*SET TASK*
Copy every entry word for word, but skip the pictures.

*Saved data entries*
========================

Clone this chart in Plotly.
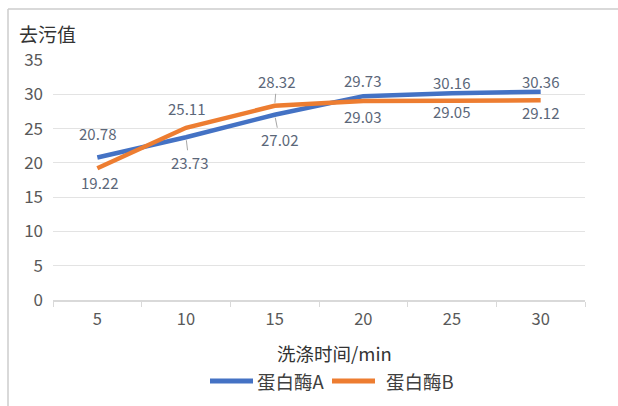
import plotly.graph_objects as go

# Washing time (min) and detergency values for two proteases
wash_time = ["5", "10", "15", "20", "25", "30"]
enzyme_a = [20.78, 23.73, 27.02, 29.73, 30.16, 30.36]
enzyme_b = [19.22, 25.11, 28.32, 29.03, 29.05, 29.12]
series_names = ["蛋白酶A", "蛋白酶B"]
y_ticks = [0, 5, 10, 15, 20, 25, 30, 35]

# label offsets (pixels, relative to the point) and whether a leader line is drawn
offs_a = [(0, -24, False), (3, 25, True), (5, 25, True), (-1, -16, False), (-1, -11, False), (0, -10, False)]
offs_b = [(2, 14, False), (0, -19, False), (2, -24, True), (-1, 16, False), (-1, 11, False), (0, 12, False)]

BLUE = "#4472C4"
ORANGE = "#ED7D31"
FONT = "Noto Sans CJK SC"

W, H = 618, 406
L, R, T, B = 53, 33, 60, 106
PW, PH = W - L - R, H - T - B


def px(x):
    return (x - L) / PW


def py(y):
    return (H - B - y) / PH


fig = go.Figure()
for name, vals, col in [(series_names[0], enzyme_a, BLUE), (series_names[1], enzyme_b, ORANGE)]:
    fig.add_trace(go.Scatter(
        x=wash_time, y=vals, mode="lines", name=name,
        line=dict(color=col, width=4.5), showlegend=False,
        hoverinfo="x+y",
    ))

annotations = []
for vals, offs in [(enzyme_a, offs_a), (enzyme_b, offs_b)]:
    # category index positions on the x axis
    for i, (v, (ax, ay, leader)) in enumerate(zip(vals, offs)):
        annotations.append(dict(
            x=i, y=v, xref="x", yref="y", text=f"{v:.2f}",
            showarrow=True, ax=ax, ay=ay, axref="pixel", ayref="pixel",
            arrowhead=0, arrowwidth=1, standoff=3,
            arrowcolor="#a6a6a6" if leader else "rgba(0,0,0,0)",
            font=dict(family=FONT, size=15, color="#5b6779"),
        ))

# chart title, axis title
annotations.append(dict(x=px(17), y=py(34), xref="paper", yref="paper", text="去污值",
                        showarrow=False, xanchor="left", yanchor="middle",
                        font=dict(family=FONT, size=19, color="#333333")))
annotations.append(dict(x=px(334), y=py(353), xref="paper", yref="paper", text="洗涤时间/min",
                        showarrow=False, xanchor="center", yanchor="middle",
                        font=dict(family=FONT, size=18.5, color="#333333")))

# legend
shapes = []
for name, col, x0, x1, xt in [(series_names[0], BLUE, 210, 253, 255), (series_names[1], ORANGE, 332, 375, 384)]:
    shapes.append(dict(type="line", xref="paper", yref="paper", x0=px(x0), x1=px(x1),
                       y0=py(381), y1=py(381), line=dict(color=col, width=5)))
    annotations.append(dict(x=px(xt), y=py(381), xref="paper", yref="paper", text=name,
                            showarrow=False, xanchor="left", yanchor="middle",
                            font=dict(family=FONT, size=18.5, color="#404040")))

# chart frame (left and top edges)
shapes.append(dict(type="line", xref="paper", yref="paper", x0=px(8), x1=px(8),
                   y0=py(9), y1=py(410), line=dict(color="#cccccc", width=1.5)))
shapes.append(dict(type="line", xref="paper", yref="paper", x0=px(8), x1=px(620),
                   y0=py(9), y1=py(9), line=dict(color="#cccccc", width=1.5)))

fig.update_layout(
    width=W, height=H,
    margin=dict(l=L, r=R, t=T, b=B),
    paper_bgcolor="white", plot_bgcolor="white",
    font=dict(family=FONT, size=16, color="#595959"),
    annotations=annotations, shapes=shapes,
    showlegend=False,
)
fig.update_xaxes(
    type="category", range=[-0.5, len(wash_time) - 0.5],
    showgrid=False, showline=True, linecolor="#d9d9d9", linewidth=1.5,
    ticks="outside", tickson="boundaries", ticklen=5, tickcolor="#d9d9d9",
    tickangle=0, ticklabelstandoff=3,
    tickfont=dict(family=FONT, size=16.5, color="#595959"),
)
fig.update_yaxes(
    range=[0, 35], tickvals=y_ticks, showgrid=True, gridcolor="#e3e3e3", gridwidth=1.2,
    zeroline=False, showline=False, ticks="", ticklabelstandoff=9,
    tickfont=dict(family=FONT, size=17, color="#595959"),
)

fig.write_html("out.html")
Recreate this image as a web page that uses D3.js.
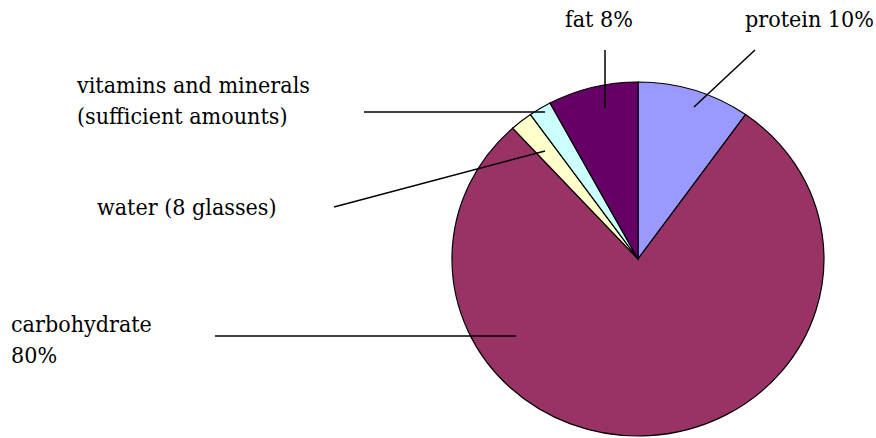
<!DOCTYPE html>
<html>
<head>
<meta charset="utf-8">
<script src="https://cdn.jsdelivr.net/npm/d3@7"></script>
<style>
  body { margin: 0; background: #fff; }
</style>
</head>
<body>
<svg id="chart" width="876" height="438"></svg>
<script>
// Slices, clockwise from 12 o'clock
var categories = ["protein", "carbohydrate", "water", "vitamins and minerals", "fat"];
var values = [10, 80, 2, 2, 8];
var colors = ["#9999FF", "#993366", "#FFFFCC", "#CCFFFF", "#660066"];
var labels = [
    ["protein 10%"],
    ["carbohydrate", "80%"],
    ["water (8 glasses)"],
    ["vitamins and minerals", "(sufficient amounts)"],
    ["fat 8%"]
];

// Label layout: text start + leader line (outer end, inner end)
var labelLayout = [
    { x: 745, y: 27, line: [755, 50, 694, 107] },
    { x: 11, y: 332, line: [215, 336, 516, 336] },
    { x: 97, y: 215, line: [334, 207, 545, 151] },
    { x: 77, y: 93, line: [364, 112, 545, 112] },
    { x: 565, y: 27, line: [605, 50, 605, 108] }
];

var fontFamily = "'DejaVu Serif Condensed', 'DejaVu Serif', serif";

var svg = d3.select("#chart");

// Pie is slightly wider than tall
var cx = 638, cy = 259, rx = 186, ry = 177;

var pie = d3.pie().sort(null).value(function(d) { return d; });
var arc = d3.arc().innerRadius(0).outerRadius(1);
var arcs = pie(values);

var g = svg.append("g")
    .attr("transform", "translate(" + cx + "," + cy + ") scale(" + rx + "," + ry + ")");

g.selectAll("path")
    .data(arcs)
    .enter().append("path")
    .attr("d", arc)
    .attr("fill", function(d, i) { return colors[i]; })
    .attr("stroke", "#000")
    .attr("stroke-width", 1.2)
    .attr("vector-effect", "non-scaling-stroke");

// Leader lines
svg.selectAll("line.leader")
    .data(labelLayout)
    .enter().append("line")
    .attr("class", "leader")
    .attr("x1", function(d) { return d.line[0]; })
    .attr("y1", function(d) { return d.line[1]; })
    .attr("x2", function(d) { return d.line[2]; })
    .attr("y2", function(d) { return d.line[3]; })
    .attr("stroke", "#000")
    .attr("stroke-width", 1.5);

// Fit the font size so the longest label is as wide as in the original (~233px)
var probe = svg.append("text")
    .attr("font-family", fontFamily)
    .attr("font-size", 25)
    .text("vitamins and minerals");
var fontSize = 25 * 233 / probe.node().getComputedTextLength();
probe.remove();

// Labels
labels.forEach(function(lines, i) {
    var t = svg.append("text")
        .attr("x", labelLayout[i].x)
        .attr("y", labelLayout[i].y)
        .attr("font-family", fontFamily)
        .attr("font-size", fontSize)
        .attr("fill", "#000");
    lines.forEach(function(s, j) {
        t.append("tspan")
            .attr("x", labelLayout[i].x)
            .attr("dy", j == 0 ? 0 : 31)
            .text(s);
    });
});
</script>
</body>
</html>
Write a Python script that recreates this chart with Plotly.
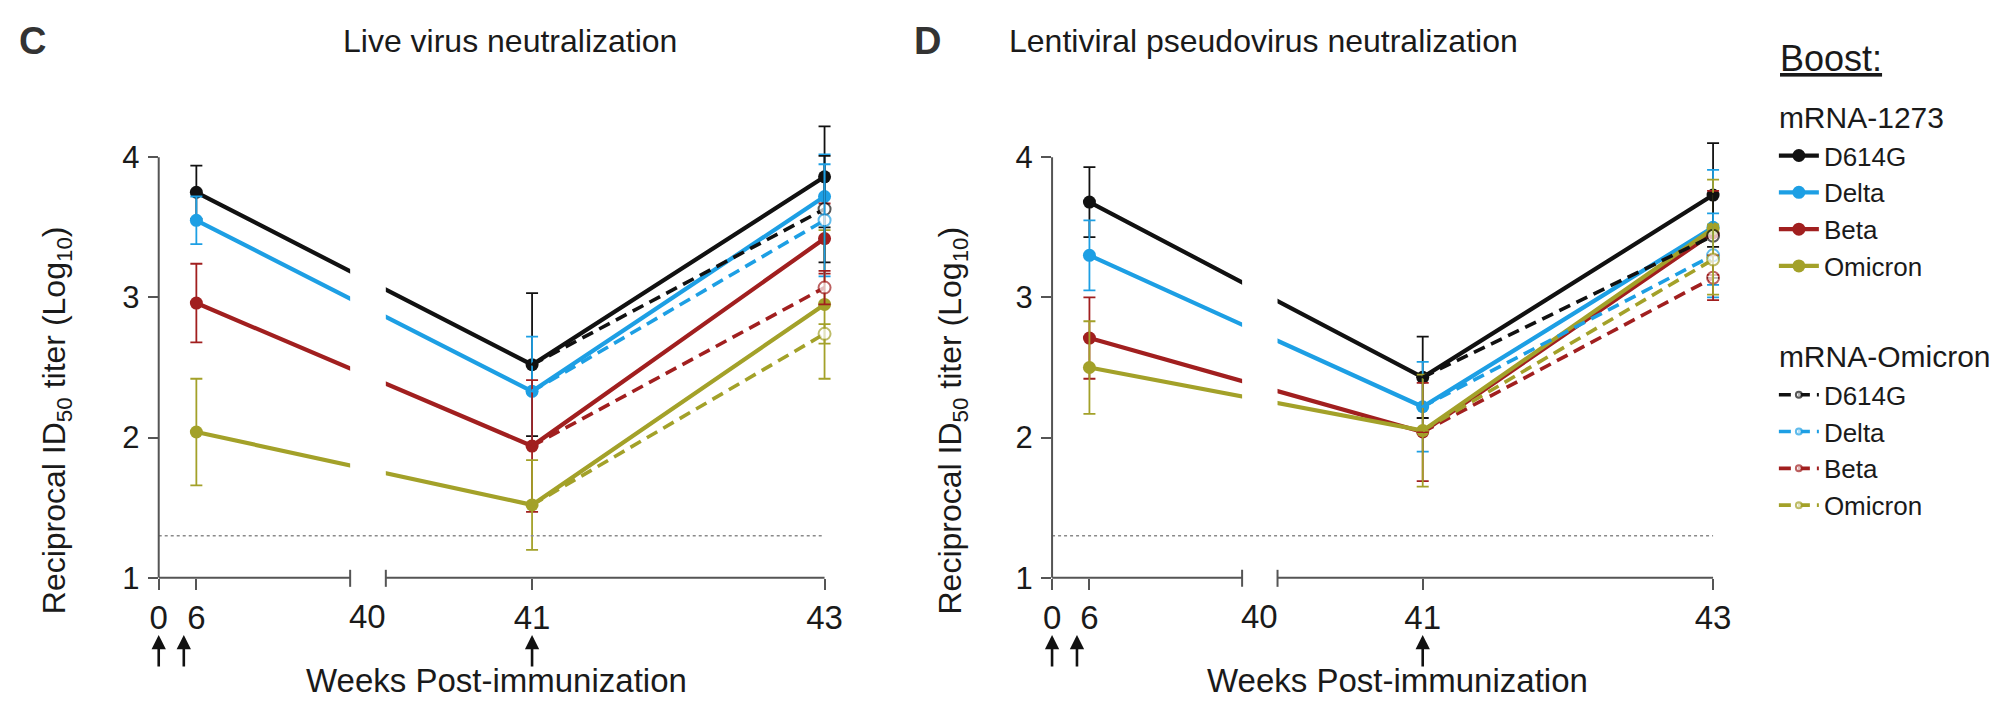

========================

*SOLUTION TO THIS EXERCISE*
Clone this chart in Plotly.
import plotly.graph_objects as go

# Washing time (min) and detergency values for two proteases
wash_time = ["5", "10", "15", "20", "25", "30"]
enzyme_a = [20.78, 23.73, 27.02, 29.73, 30.16, 30.36]
enzyme_b = [19.22, 25.11, 28.32, 29.03, 29.05, 29.12]
series_names = ["蛋白酶A", "蛋白酶B"]
y_ticks = [0, 5, 10, 15, 20, 25, 30, 35]

# label offsets (pixels, relative to the point) and whether a leader line is drawn
offs_a = [(0, -24, False), (3, 25, True), (5, 25, True), (-1, -16, False), (-1, -11, False), (0, -10, False)]
offs_b = [(2, 14, False), (0, -19, False), (2, -24, True), (-1, 16, False), (-1, 11, False), (0, 12, False)]

BLUE = "#4472C4"
ORANGE = "#ED7D31"
FONT = "Noto Sans CJK SC"

W, H = 618, 406
L, R, T, B = 53, 33, 60, 106
PW, PH = W - L - R, H - T - B


def px(x):
    return (x - L) / PW


def py(y):
    return (H - B - y) / PH


fig = go.Figure()
for name, vals, col in [(series_names[0], enzyme_a, BLUE), (series_names[1], enzyme_b, ORANGE)]:
    fig.add_trace(go.Scatter(
        x=wash_time, y=vals, mode="lines", name=name,
        line=dict(color=col, width=4.5), showlegend=False,
        hoverinfo="x+y",
    ))

annotations = []
for vals, offs in [(enzyme_a, offs_a), (enzyme_b, offs_b)]:
    # category index positions on the x axis
    for i, (v, (ax, ay, leader)) in enumerate(zip(vals, offs)):
        annotations.append(dict(
            x=i, y=v, xref="x", yref="y", text=f"{v:.2f}",
            showarrow=True, ax=ax, ay=ay, axref="pixel", ayref="pixel",
            arrowhead=0, arrowwidth=1, standoff=3,
            arrowcolor="#a6a6a6" if leader else "rgba(0,0,0,0)",
            font=dict(family=FONT, size=15, color="#5b6779"),
        ))

# chart title, axis title
annotations.append(dict(x=px(17), y=py(34), xref="paper", yref="paper", text="去污值",
                        showarrow=False, xanchor="left", yanchor="middle",
                        font=dict(family=FONT, size=19, color="#333333")))
annotations.append(dict(x=px(334), y=py(353), xref="paper", yref="paper", text="洗涤时间/min",
                        showarrow=False, xanchor="center", yanchor="middle",
                        font=dict(family=FONT, size=18.5, color="#333333")))

# legend
shapes = []
for name, col, x0, x1, xt in [(series_names[0], BLUE, 210, 253, 255), (series_names[1], ORANGE, 332, 375, 384)]:
    shapes.append(dict(type="line", xref="paper", yref="paper", x0=px(x0), x1=px(x1),
                       y0=py(381), y1=py(381), line=dict(color=col, width=5)))
    annotations.append(dict(x=px(xt), y=py(381), xref="paper", yref="paper", text=name,
                            showarrow=False, xanchor="left", yanchor="middle",
                            font=dict(family=FONT, size=18.5, color="#404040")))

# chart frame (left and top edges)
shapes.append(dict(type="line", xref="paper", yref="paper", x0=px(8), x1=px(8),
                   y0=py(9), y1=py(410), line=dict(color="#cccccc", width=1.5)))
shapes.append(dict(type="line", xref="paper", yref="paper", x0=px(8), x1=px(620),
                   y0=py(9), y1=py(9), line=dict(color="#cccccc", width=1.5)))

fig.update_layout(
    width=W, height=H,
    margin=dict(l=L, r=R, t=T, b=B),
    paper_bgcolor="white", plot_bgcolor="white",
    font=dict(family=FONT, size=16, color="#595959"),
    annotations=annotations, shapes=shapes,
    showlegend=False,
)
fig.update_xaxes(
    type="category", range=[-0.5, len(wash_time) - 0.5],
    showgrid=False, showline=True, linecolor="#d9d9d9", linewidth=1.5,
    ticks="outside", tickson="boundaries", ticklen=5, tickcolor="#d9d9d9",
    tickangle=0, ticklabelstandoff=3,
    tickfont=dict(family=FONT, size=16.5, color="#595959"),
)
fig.update_yaxes(
    range=[0, 35], tickvals=y_ticks, showgrid=True, gridcolor="#e3e3e3", gridwidth=1.2,
    zeroline=False, showline=False, ticks="", ticklabelstandoff=9,
    tickfont=dict(family=FONT, size=17, color="#595959"),
)

fig.write_html("out.html")
Recreate this image as a web page that uses D3.js.
<!DOCTYPE html>
<html>
<head>
<meta charset="utf-8">
<script src="https://cdn.jsdelivr.net/npm/d3@7"></script>
<style>
  body { margin: 0; background: #fff; }
</style>
</head>
<body>
<svg id="chart" width="876" height="438"></svg>
<script>
// Slices, clockwise from 12 o'clock
var categories = ["protein", "carbohydrate", "water", "vitamins and minerals", "fat"];
var values = [10, 80, 2, 2, 8];
var colors = ["#9999FF", "#993366", "#FFFFCC", "#CCFFFF", "#660066"];
var labels = [
    ["protein 10%"],
    ["carbohydrate", "80%"],
    ["water (8 glasses)"],
    ["vitamins and minerals", "(sufficient amounts)"],
    ["fat 8%"]
];

// Label layout: text start + leader line (outer end, inner end)
var labelLayout = [
    { x: 745, y: 27, line: [755, 50, 694, 107] },
    { x: 11, y: 332, line: [215, 336, 516, 336] },
    { x: 97, y: 215, line: [334, 207, 545, 151] },
    { x: 77, y: 93, line: [364, 112, 545, 112] },
    { x: 565, y: 27, line: [605, 50, 605, 108] }
];

var fontFamily = "'DejaVu Serif Condensed', 'DejaVu Serif', serif";

var svg = d3.select("#chart");

// Pie is slightly wider than tall
var cx = 638, cy = 259, rx = 186, ry = 177;

var pie = d3.pie().sort(null).value(function(d) { return d; });
var arc = d3.arc().innerRadius(0).outerRadius(1);
var arcs = pie(values);

var g = svg.append("g")
    .attr("transform", "translate(" + cx + "," + cy + ") scale(" + rx + "," + ry + ")");

g.selectAll("path")
    .data(arcs)
    .enter().append("path")
    .attr("d", arc)
    .attr("fill", function(d, i) { return colors[i]; })
    .attr("stroke", "#000")
    .attr("stroke-width", 1.2)
    .attr("vector-effect", "non-scaling-stroke");

// Leader lines
svg.selectAll("line.leader")
    .data(labelLayout)
    .enter().append("line")
    .attr("class", "leader")
    .attr("x1", function(d) { return d.line[0]; })
    .attr("y1", function(d) { return d.line[1]; })
    .attr("x2", function(d) { return d.line[2]; })
    .attr("y2", function(d) { return d.line[3]; })
    .attr("stroke", "#000")
    .attr("stroke-width", 1.5);

// Fit the font size so the longest label is as wide as in the original (~233px)
var probe = svg.append("text")
    .attr("font-family", fontFamily)
    .attr("font-size", 25)
    .text("vitamins and minerals");
var fontSize = 25 * 233 / probe.node().getComputedTextLength();
probe.remove();

// Labels
labels.forEach(function(lines, i) {
    var t = svg.append("text")
        .attr("x", labelLayout[i].x)
        .attr("y", labelLayout[i].y)
        .attr("font-family", fontFamily)
        .attr("font-size", fontSize)
        .attr("fill", "#000");
    lines.forEach(function(s, j) {
        t.append("tspan")
            .attr("x", labelLayout[i].x)
            .attr("dy", j == 0 ? 0 : 31)
            .text(s);
    });
});
</script>
</body>
</html>
Write a Python script that recreates this chart with Plotly.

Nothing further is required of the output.